Le 21 septembre dernier, tu délivrais ton premier EP, Baia. Quel message souhaitais-tu faire passer à travers ce projet ?
Les thématiques de cet EP sont inscrites dans cette notion de lutte dont on parlait à l’instant. L’idée, c’est de montrer que tout est possible, et qu’il ne faut pas hésiter à affirmer ses idées, ses envies, ses rêves. C’est aussi pour cela que je choisis de mélanger le kuduro à des sonorités plus pop ou électroniques, pour montrer qu’il faut aller de l’avant et imposer sa propre vision malgré les qu’en-dira-t-on. Le but de Baia, c’est de dire aux gens qu’il ne faut jamais abandonner.
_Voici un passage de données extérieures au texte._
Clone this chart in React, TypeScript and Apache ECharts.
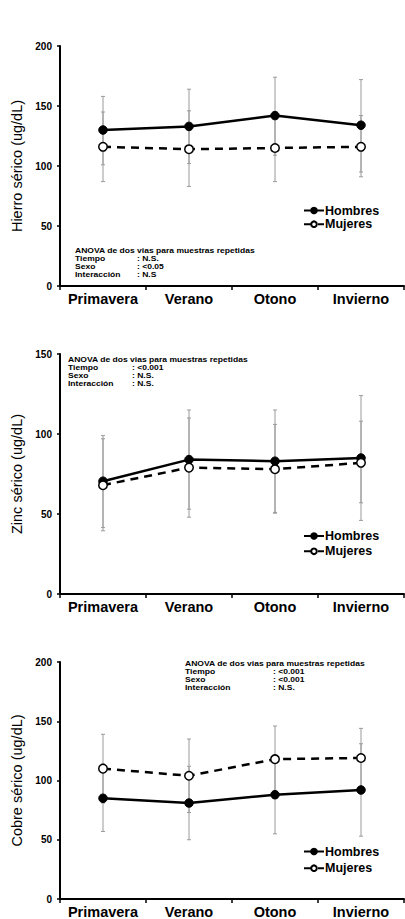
import React, { useEffect, useRef } from "react";
import * as echarts from "echarts";

const categories = ["Primavera", "Verano", "Otono", "Invierno"];

// Hierro sérico
const hierroHombres = [130, 133, 142, 134];
const hierroMujeres = [116, 114, 115, 116];
const hierroHombresLow = [101, 102, 109, 95];
const hierroHombresHigh = [158, 164, 174, 172];
const hierroMujeresLow = [87, 83, 87, 91];
const hierroMujeresHigh = [145, 146, 144, 142];

// Zinc sérico
const zincHombres = [70.5, 84, 83, 85];
const zincMujeres = [68, 79, 78, 82];
const zincHombresLow = [41.5, 53, 50.5, 46];
const zincHombresHigh = [99, 115, 115, 124];
const zincMujeresLow = [39.5, 48, 51, 57];
const zincMujeresHigh = [97, 110, 106, 108];

// Cobre sérico
const cobreHombres = [85, 81, 88, 92];
const cobreMujeres = [110, 104, 118, 119];
const cobreHombresLow = [57, 50, 55, 53];
const cobreHombresHigh = [114, 112, 121, 131];
const cobreMujeresLow = [81, 73, 90, 94];
const cobreMujeresHigh = [139, 135, 146, 144];

const yTitles = ["Hierro sérico (ug/dL)", "Zinc sérico (ug/dL)", "Cobre sérico (ug/dL)"];
const yMax = [200, 150, 200];

const anovaTitle = "ANOVA de dos vias para muestras repetidas";
const anovaLabels = ["Tiempo", "Sexo", "Interacción"];
const anovaValues = [
  [": N.S.", ": <0.05", ": N.S"],
  [": <0.001", ": N.S.", ": N.S."],
  [": <0.001", ": <0.001", ": N.S."],
];

const FONT = "'Liberation Sans', Arial, sans-serif";

export default function App() {
  const ref = useRef<HTMLDivElement>(null);

  useEffect(() => {
    if (!ref.current) return;
    const chart = echarts.init(ref.current, undefined, { renderer: "svg" });

    const gridTops = [46, 354, 662];
    const panels = [
      { h: hierroHombres, m: hierroMujeres, hl: hierroHombresLow, hh: hierroHombresHigh, ml: hierroMujeresLow, mh: hierroMujeresHigh },
      { h: zincHombres, m: zincMujeres, hl: zincHombresLow, hh: zincHombresHigh, ml: zincMujeresLow, mh: zincMujeresHigh },
      { h: cobreHombres, m: cobreMujeres, hl: cobreHombresLow, hh: cobreHombresHigh, ml: cobreMujeresLow, mh: cobreMujeresHigh },
    ];

    const errRender = (params: any, api: any) => {
      const x = api.value(0);
      const p1 = api.coord([x, api.value(1)]);
      const p2 = api.coord([x, api.value(2)]);
      const st = { stroke: "#9a9a9a", lineWidth: 1 };
      const c = 2;
      return {
        type: "group",
        children: [
          { type: "line", shape: { x1: p1[0], y1: p1[1], x2: p2[0], y2: p2[1] }, style: st },
          { type: "line", shape: { x1: p1[0] - c, y1: p1[1], x2: p1[0] + c, y2: p1[1] }, style: st },
          { type: "line", shape: { x1: p2[0] - c, y1: p2[1], x2: p2[0] + c, y2: p2[1] }, style: st },
        ],
      };
    };

    const series: any[] = [];
    panels.forEach((p, i) => {
      series.push({
        type: "custom",
        name: "eb_h_" + i,
        xAxisIndex: i,
        yAxisIndex: i,
        renderItem: errRender,
        z: 1,
        data: categories.map((_, k) => [k, p.hl[k], p.hh[k]]),
      });
      series.push({
        type: "custom",
        name: "eb_m_" + i,
        xAxisIndex: i,
        yAxisIndex: i,
        renderItem: errRender,
        z: 1,
        data: categories.map((_, k) => [k, p.ml[k], p.mh[k]]),
      });
      series.push({
        type: "line",
        name: "Hombres",
        xAxisIndex: i,
        yAxisIndex: i,
        data: p.h,
        z: 3,
        symbol: "circle",
        symbolSize: 8.5,
        lineStyle: { color: "#000", width: 2.5 },
        itemStyle: { color: "#000", borderColor: "#000", borderWidth: 1 },
      });
      series.push({
        type: "line",
        name: "Mujeres",
        xAxisIndex: i,
        yAxisIndex: i,
        data: p.m,
        z: 3,
        symbol: "circle",
        symbolSize: 8.5,
        lineStyle: { color: "#000", width: 2.5, type: [8, 6] },
        itemStyle: { color: "#fff", borderColor: "#000", borderWidth: 1.5 },
      });
    });

    const legendTops = [204, 529.5, 845];
    const legendGaps = [0.7, 2.3, 3.7];

    const annoPos = [
      { x: 75, y: [250.5, 258.9, 266.6, 274.6], vx: 137 },
      { x: 68, y: [359.5, 367.8, 375.7, 383.6], vx: 132 },
      { x: 185, y: [663.5, 671.9, 680, 688], vx: 273 },
    ];
    const graphics: any[] = [];
    annoPos.forEach((a, i) => {
      const ts = (text: string, x: number, y: number) => ({
        type: "text",
        x,
        y,
        scaleX: 1.22,
        style: { text, fill: "#000", font: `bold 7px ${FONT}`, textVerticalAlign: "middle", textAlign: "left" },
      });
      graphics.push(ts(anovaTitle, a.x, a.y[0]));
      anovaLabels.forEach((l, k) => {
        graphics.push(ts(l, a.x, a.y[k + 1]));
        graphics.push(ts(anovaValues[i][k], a.vx, a.y[k + 1]));
      });
    });

    chart.setOption({
      animation: false,
      backgroundColor: "#fff",
      grid: gridTops.map((t) => ({ left: 60, top: t, width: 344, height: 240 })),
      xAxis: gridTops.map((_, i) => ({
        type: "category",
        gridIndex: i,
        data: categories,
        boundaryGap: true,
        axisLine: { lineStyle: { color: "#000", width: 2 } },
        axisTick: { show: true, length: 4, lineStyle: { color: "#000", width: 1.5 } },
        axisLabel: { color: "#000", fontFamily: FONT, fontWeight: "bold", fontSize: 14.5, margin: 5, interval: 0 },
        splitLine: { show: false },
      })),
      yAxis: gridTops.map((_, i) => ({
        type: "value",
        gridIndex: i,
        min: 0,
        max: yMax[i],
        interval: 50,
        name: yTitles[i],
        nameLocation: "middle",
        nameGap: 33,
        nameTextStyle: { color: "#000", fontFamily: FONT, fontSize: 14.5 },
        axisLine: { show: true, lineStyle: { color: "#000", width: 2 } },
        axisTick: { show: true, length: 3, lineStyle: { color: "#000", width: 1.5 } },
        axisLabel: { color: "#000", fontFamily: FONT, fontWeight: "bold", fontSize: 10, margin: 8 },
        splitLine: { show: false },
      })),
      legend: legendTops.map((t, i) => ({
        left: 303,
        top: t,
        orient: "vertical",
        padding: 0,
        itemWidth: 20,
        itemHeight: 7,
        itemGap: legendGaps[i],
        data: ["Hombres", "Mujeres"],
        textStyle: { color: "#000", fontFamily: FONT, fontWeight: "bold", fontSize: 12.5, lineHeight: 12, padding: [0, 0, 0, -4] },
        selectedMode: false,
      })),
      series,
      graphic: graphics,
    });

    return () => chart.dispose();
  }, []);

  return <div ref={ref} style={{ position: "absolute", left: 0, top: 0, width: 405, height: 919 }} />;
}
Cet EP, tu l’as récemment défendu au festival Les Femmes s’en mêlent ainsi qu’au Printemps de Bourges. Qu’est-ce que la scène représente pour toi ?
Ce que j’aime vraiment dans les concerts, c’est d’observer la réaction du public. J’ai l’impression que la plupart des gens qui assistent à mes concerts ne se connaissent pas forcément entre eux, ne me connaissent pas non plus aussi parfois, notamment aux festivals justement.
Mais il y a toujours ce moment où je finis par entrer en contact avec eux, à instaurer une forme de dialogue. Pas forcément via les mots, car on ne parle pas toujours la même langue ; mais plutôt par les émotions (la joie, la mélancolie, l’euphorie…). Et ça me permet de créer de vrais moments de partage et d’osmose, authentiques et sincères. Parce que personne ne ment ou ne joue de rôle dans ces moments-là. Avec la scène, les masques tombent pour de vrai.
Je sais que tu vas encore faire pas mal de concerts tout au long de l’été, mais as-tu d’ores et déjà d’autres projets dans les tuyaux ?
J’ai même énormément de projets dans les tuyaux ! J’ai également signé un accord de distribution avec Universal France, ce qui va permettre à mon EP Baia d’être redistribué avec de nouveaux singles inédits. Et puis, enfin et surtout : je prépare actuellement mon tout premier album, pour lequel j’ai déjà accumulé beaucoup de titres… ça va être dur de choisir d’ailleurs. Mais il me tarde de faire découvrir ce projet à mon public, car l’étendue ce que je vais y proposer sera beaucoup plus large. J’ai vraiment hâte.